The Upper House was ineffective, powerless, undemocratic, dysfunctional, elitist and incapable of reform, declared the 'yes' side.
Unfortunately for them, their campaign started to fall apart when people began to point out that the exact same charges could be levelled at the Lower House.
However, things didn't begin to really unravel until a bunch of concerned citizens warned that people weren't voting to save the Seanad, they were voting to save democracy itself.
Democracy Matters, comprised mainly of academics and commentators, cast itself as a plucky David fighting the Goliath of a greedy Government in the midst of a brazen power grab.
Reform, not redundancy, was their clarion call.
With the Seanad gone, who would act as a check on the omnipotent power of parliament?
Faced with the appalling vista of despotic TDs driving a coach through the constitution, the people chose the least worst option.
Strangely, now that the dust has settled, and the Seanad has been saved, the reforming zeal that permeated the bitter campaign battle has mysteriously disappeared.
Over my dead body, is not as fatal as it sounds
Asked at the start of the year if he would ever consider joining Fianna Fail, erstwhile Labour TD Colm Keaveney was indignant.
"The only way I'll ever make that journey would be on Charon's ferry!" he quipped in January, referring to the ferryman of Hades who carries the souls of the dead across the river Styx.
Odd then that Mr Keaveney, who appears to be very much alive, has made that fateful journey. Perhaps he meant that he would only make the journey in his afterlife, his after Labour life.

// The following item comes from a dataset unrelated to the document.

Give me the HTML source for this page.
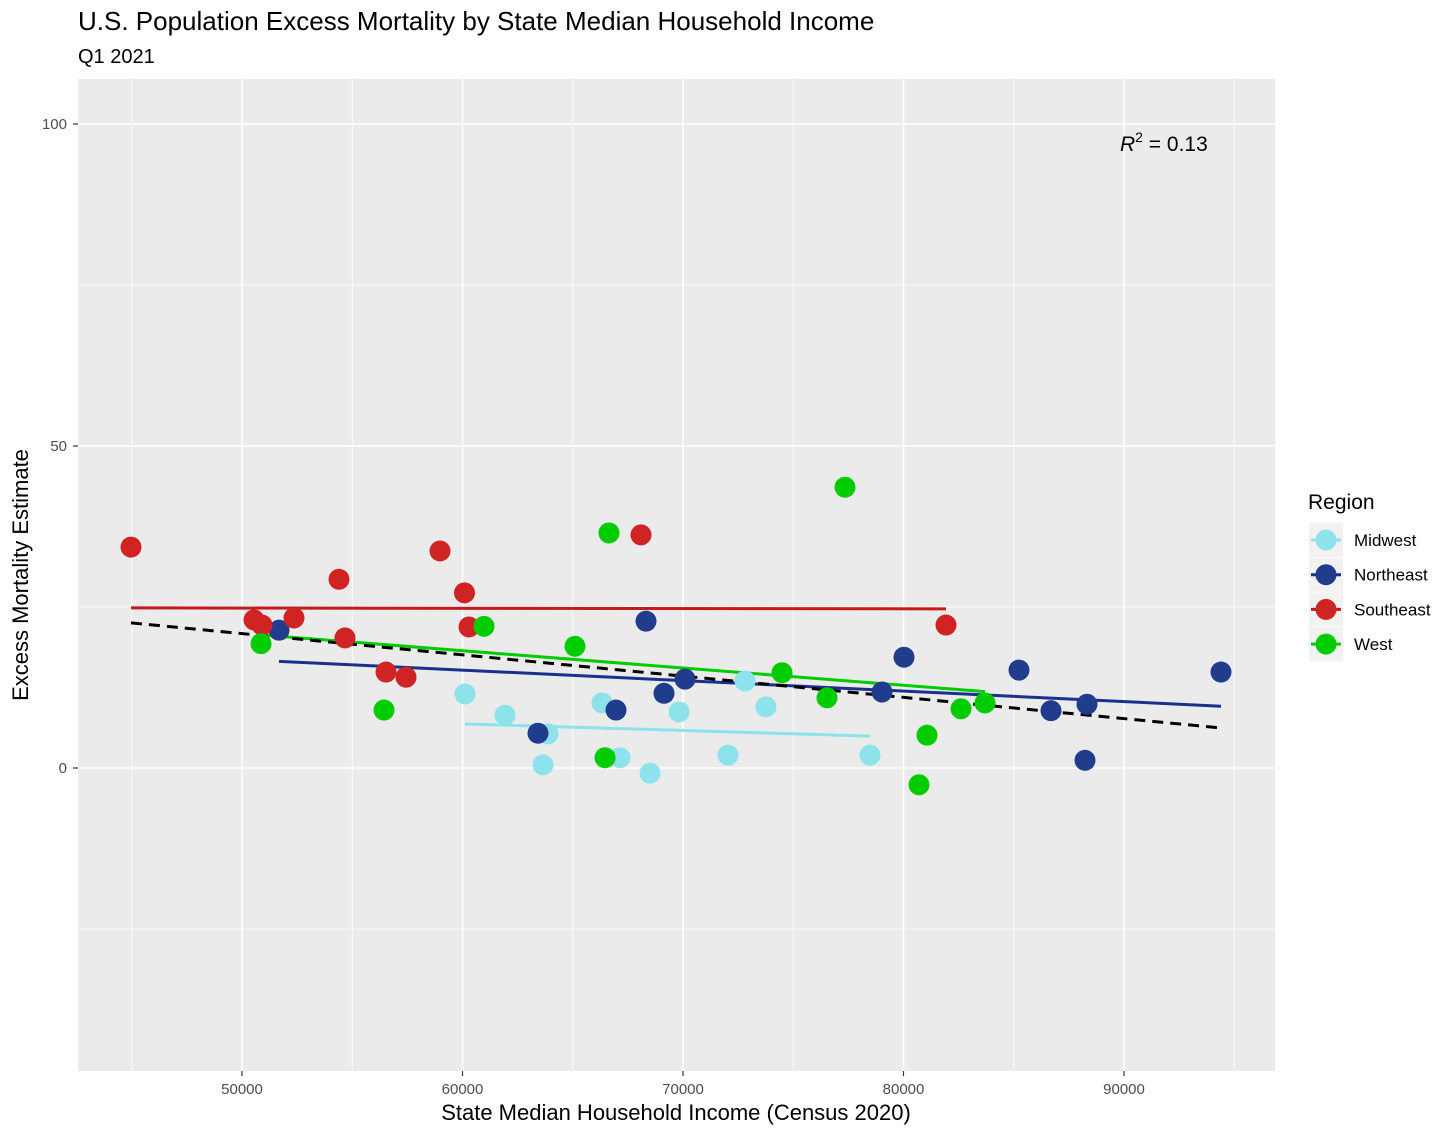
<!DOCTYPE html>
<html><head><meta charset="utf-8"><style>
body{margin:0;background:#fff;font-family:"Liberation Sans",Arial,sans-serif}
svg text{font-family:"Liberation Sans",Arial,sans-serif}
</style></head><body>
<svg id="chart" width="1456" height="1136" xmlns="http://www.w3.org/2000/svg">
<rect width="1456" height="1136" fill="#fff"/>
<text x="78" y="30" font-size="26" fill="#000">U.S. Population Excess Mortality by State Median Household Income</text>
<text x="78" y="63" font-size="20" fill="#000">Q1 2021</text>
<rect x="78" y="79" width="1197" height="992" fill="#ebebeb"/>
<g id="grid"></g>
<g id="lines"></g>
<g id="points"></g>
<g id="axes"></g>
<text x="1120" y="151" font-size="21" fill="#000"><tspan font-style="italic">R</tspan><tspan dy="-9" font-size="14">2</tspan><tspan dy="9"> = 0.13</tspan></text>
<text x="676" y="1120" font-size="22" text-anchor="middle">State Median Household Income (Census 2020)</text>
<text transform="translate(28,575) rotate(-90)" font-size="22" text-anchor="middle">Excess Mortality Estimate</text>
<g id="legend">
<text x="1308" y="509" font-size="21">Region</text>
</g>
</svg>
<script>
const regions=["Midwest","Northeast","Southeast","West"];
const pointColors=["#8ee2ec","#203c8c","#d02424","#00cc00"];
const lineColors=["#8ee2ec","#1a2f8f","#c41a1a","#00cc00"];
const midwestX=[60113,61927,63651,63878,66327,67143,68503,69819,72041,72812,73764,78481];
const midwestY=[11.5,8.2,0.5,5.3,10.1,1.6,-0.8,8.7,2.0,13.5,9.5,2.0];
const northeastX=[51678,63424,66961,68322,69138,70091,79025,80023,85238,86689,88322,88231,94399];
const northeastY=[21.4,5.4,9.0,22.8,11.6,13.8,11.8,17.2,15.2,8.9,9.9,1.2,14.9];
const southeastX=[44966,50544,50907,52358,54399,54671,56531,57438,58980,60091,60295,68095,81927];
const southeastY=[34.3,23.0,22.2,23.3,29.3,20.2,14.9,14.1,33.7,27.2,21.9,36.2,22.2];
const westX=[50862,56440,60975,65102,66463,66644,74490,76531,77347,80703,81066,82608,83696];
const westY=[19.3,9.0,22.0,18.9,1.6,36.5,14.8,10.9,43.6,-2.6,5.1,9.2,10.1];
const xTicks=[50000,60000,70000,80000,90000];
const xMinor=[45000,55000,65000,75000,85000,95000];
const yTicks=[0,50,100];
const yMinor=[-25,25,75];
const X=v=>242+(v-50000)*0.02205;
const Y=v=>768-v*6.44;
const NS="http://www.w3.org/2000/svg";
function mk(tag,parent,attrs){const e=document.createElementNS(NS,tag);for(const k in attrs)e.setAttribute(k,attrs[k]);document.getElementById(parent).appendChild(e);return e;}
yMinor.forEach(v=>{const e=mk('line','grid',{x1:78,x2:1275,y1:Y(v),y2:Y(v),stroke:'#fff','stroke-width':0.8});});
xMinor.forEach(v=>{const e=mk('line','grid',{x1:X(v),x2:X(v),y1:79,y2:1071,stroke:'#fff','stroke-width':0.8});});
yTicks.forEach(v=>{const e=mk('line','grid',{x1:78,x2:1275,y1:Y(v),y2:Y(v),stroke:'#fff','stroke-width':1.6});
const t=mk('line','axes',{x1:73,x2:78,y1:Y(v),y2:Y(v),stroke:'#333','stroke-width':1.2});
const l=mk('text','axes',{x:67,y:Y(v)+5,'text-anchor':'end','font-size':15,fill:'#4d4d4d'});l.textContent=v;});
xTicks.forEach(v=>{const e=mk('line','grid',{x1:X(v),x2:X(v),y1:79,y2:1071,stroke:'#fff','stroke-width':1.6});
const t=mk('line','axes',{x1:X(v),x2:X(v),y1:1071,y2:1076,stroke:'#333','stroke-width':1.2});
const l=mk('text','axes',{x:X(v),y:1094,'text-anchor':'middle','font-size':15,fill:'#4d4d4d'});l.textContent=v;});
function fit(xs,ys){const n=xs.length,mx=xs.reduce((a,b)=>a+b)/n,my=ys.reduce((a,b)=>a+b)/n;let sxy=0,sxx=0;for(let i=0;i<n;i++){sxy+=(xs[i]-mx)*(ys[i]-my);sxx+=(xs[i]-mx)**2;}const b=sxy/sxx;return [my-b*mx,b];}
const allX=[midwestX,northeastX,southeastX,westX],allY=[midwestY,northeastY,southeastY,westY];
allX.forEach((xs,i)=>{const [a,b]=fit(xs,allY[i]);const x0=Math.min(...xs),x1=Math.max(...xs);
const e=mk('line','lines',{x1:X(x0),x2:X(x1),y1:Y(a+b*x0),y2:Y(a+b*x1),stroke:lineColors[i],'stroke-width':3});});
const fx=[].concat(...allX),fy=[].concat(...allY);const [A,B]=fit(fx,fy);const fx0=Math.min(...fx),fx1=Math.max(...fx);
const d=mk('line','lines',{x1:X(fx0),x2:X(fx1),y1:Y(A+B*fx0),y2:Y(A+B*fx1),stroke:'#000','stroke-width':3,'stroke-dasharray':'11,7'});

allX.forEach((xs,i)=>xs.forEach((x,j)=>{const c=mk('circle','points',{cx:X(x),cy:Y(allY[i][j]),r:10.5,fill:pointColors[i]});}));
regions.forEach((r,i)=>{const y=540+i*34.7;
const bg=mk('rect','legend',{x:1309,y:y-17,width:34,height:34,fill:'#f2f2f2'});
const l=mk('line','legend',{x1:1311,x2:1341,y1:y,y2:y,stroke:lineColors[i],'stroke-width':3});
const c=mk('circle','legend',{cx:1326,cy:y,r:10.5,fill:pointColors[i]});
const t=mk('text','legend',{x:1354,y:y+6,'font-size':17});t.textContent=r;});
</script>
</body></html>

Winning the U-turn of the year award, Mr Keaveney, who once railed against the "rampant corruption" and "shamelessness" of Fianna Fail, now has a more nuanced view.
Fianna Fail may have "run this country into the ground", but the party has "learned from the mistakes of the past". True, the mistakes were pretty costly, but what's €64bn between friends?
What's more, having accused FF defector Mattie McGrath of unashamedly "tickling Bertie's belly for 15 years", the Galway TD has now assumed the role of tickler-in-chief, gushing that he had been impressed by Micheal Martin's "gravitas and humility".
Martin was equally effusive about his new recruit, praising his "commitment to policies and ideas" -- presumably, he meant ideas other than his past pronouncements on Fianna Fail.
If we'd burned the bondholders, we'd have saved billions
In a late entry for this year's Statement of the Bleeding Obvious Award, the IMF's Ajai Chopra popped up late last week to solemnly inform us that burning the bondholders would have saved a tidy bit of cash.
Not only that, Mr Chopra said that it was "unfair" that Irish taxpayers had to bear the full burden of the bailout, while senior unguaranteed bondholders laughed all the way to the bank.
While Mr Chopra's sympathies for the plight of the Irish people are no doubt heartfelt, it's a shame he didn't have his light-bulb moment three years ago when the deal was being hammered out.
Unless we can cash his statements of regret with the ECB, and use them to pay off the promissory notes, maybe he can keep his musings to himself. It's too little, too late.